+++ Given information

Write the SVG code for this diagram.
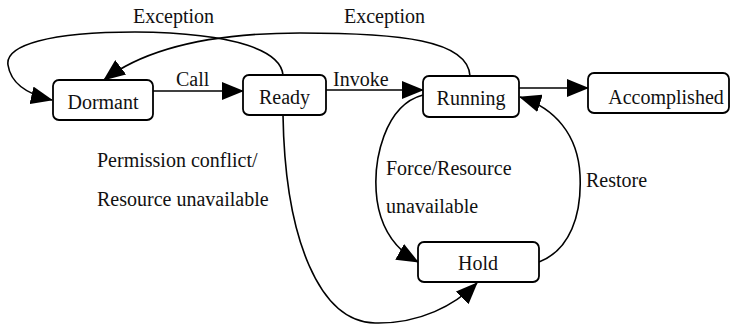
<svg xmlns="http://www.w3.org/2000/svg" width="735" height="325" viewBox="0 0 735 325">
  <defs>
    <marker id="arrow" markerUnits="userSpaceOnUse" viewBox="0 0 22 18" refX="21" refY="9" markerWidth="22" markerHeight="18" orient="auto">
      <path d="M0,0 L22,9 L0,18 Z" fill="#000"/>
    </marker>
    <style>
      .state { fill: #fff; stroke: #000; stroke-width: 1.8; }
      .edge { fill: none; stroke: #000; stroke-width: 1.6; marker-end: url(#arrow); }
    </style>
  </defs>
  <rect width="735" height="325" fill="#fff"/>

  <g font-family="Times New Roman, Liberation Serif, serif" font-size="20" fill="#111">
  <!-- transitions -->
  <g id="connectors">
    <path class="edge" d="M153,91 L243,91"/>
    <path class="edge" d="M326,90 L423,90"/>
    <path class="edge" d="M519,88 L588,88"/>
    <!-- Ready -> Dormant (exception) -->
    <path class="edge" d="M283,75 C281,52 240,33 135,32 C50,32 5,45 8,65 C11,85 30,95 52,100"/>
    <!-- Running -> Dormant (exception) -->
    <path class="edge" d="M470,76 C468,40 400,33 300,33 C220,33 150,45 104,80"/>
    <!-- Ready -> Hold -->
    <path class="edge" d="M283,115 C285,240 320,322 375,323 C420,324 455,305 477,283"/>
    <!-- Running -> Hold -->
    <path class="edge" d="M423,95 C385,105 372,160 377,200 C382,235 400,252 418,262"/>
    <!-- Hold -> Running (restore) -->
    <path class="edge" d="M539,262 C570,250 582,215 580,175 C578,135 555,108 520,97"/>

    <text x="133" y="23">Exception</text>
    <text x="344" y="23">Exception</text>
    <text x="176" y="86">Call</text>
    <text x="333" y="86">Invoke</text>
    <text x="97" y="167">Permission conflict/</text>
    <text x="97" y="206">Resource unavailable</text>
    <text x="386" y="175">Force/Resource</text>
    <text x="386" y="213">unavailable</text>
    <text x="586" y="187">Restore</text>
  </g>

  <g id="dormant">
    <rect class="state" x="53" y="80" width="100" height="40" rx="6"/>
    <text text-anchor="middle" x="103" y="109">Dormant</text>
  </g>
  <g id="ready">
    <rect class="state" x="243" y="75" width="83" height="40" rx="6"/>
    <text text-anchor="middle" x="284.5" y="104">Ready</text>
  </g>
  <g id="running">
    <rect class="state" x="423" y="76" width="96" height="41" rx="6"/>
    <text text-anchor="middle" x="471" y="105">Running</text>
  </g>
  <g id="accomplished">
    <rect class="state" x="588" y="73" width="141" height="40" rx="6"/>
    <text text-anchor="middle" x="666" y="104">Accomplished</text>
  </g>
  <g id="hold">
    <rect class="state" x="418" y="242" width="121" height="40" rx="6"/>
    <text text-anchor="middle" x="478" y="270">Hold</text>
  </g>
  </g>
</svg>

++++++

> Direction: Copy exactly the lines running from the beginning of the listing through the line that has "C570,250 582,215 580,175". Drop the pictures.

> Solved exercise:
Write the SVG code for this diagram.
<svg xmlns="http://www.w3.org/2000/svg" width="735" height="325" viewBox="0 0 735 325">
  <defs>
    <marker id="arrow" markerUnits="userSpaceOnUse" viewBox="0 0 22 18" refX="21" refY="9" markerWidth="22" markerHeight="18" orient="auto">
      <path d="M0,0 L22,9 L0,18 Z" fill="#000"/>
    </marker>
    <style>
      .state { fill: #fff; stroke: #000; stroke-width: 1.8; }
      .edge { fill: none; stroke: #000; stroke-width: 1.6; marker-end: url(#arrow); }
    </style>
  </defs>
  <rect width="735" height="325" fill="#fff"/>

  <g font-family="Times New Roman, Liberation Serif, serif" font-size="20" fill="#111">
  <!-- transitions -->
  <g id="connectors">
    <path class="edge" d="M153,91 L243,91"/>
    <path class="edge" d="M326,90 L423,90"/>
    <path class="edge" d="M519,88 L588,88"/>
    <!-- Ready -> Dormant (exception) -->
    <path class="edge" d="M283,75 C281,52 240,33 135,32 C50,32 5,45 8,65 C11,85 30,95 52,100"/>
    <!-- Running -> Dormant (exception) -->
    <path class="edge" d="M470,76 C468,40 400,33 300,33 C220,33 150,45 104,80"/>
    <!-- Ready -> Hold -->
    <path class="edge" d="M283,115 C285,240 320,322 375,323 C420,324 455,305 477,283"/>
    <!-- Running -> Hold -->
    <path class="edge" d="M423,95 C385,105 372,160 377,200 C382,235 400,252 418,262"/>
    <!-- Hold -> Running (restore) -->
    <path class="edge" d="M539,262 C570,250 582,215 580,175 C578,135 555,108 520,97"/>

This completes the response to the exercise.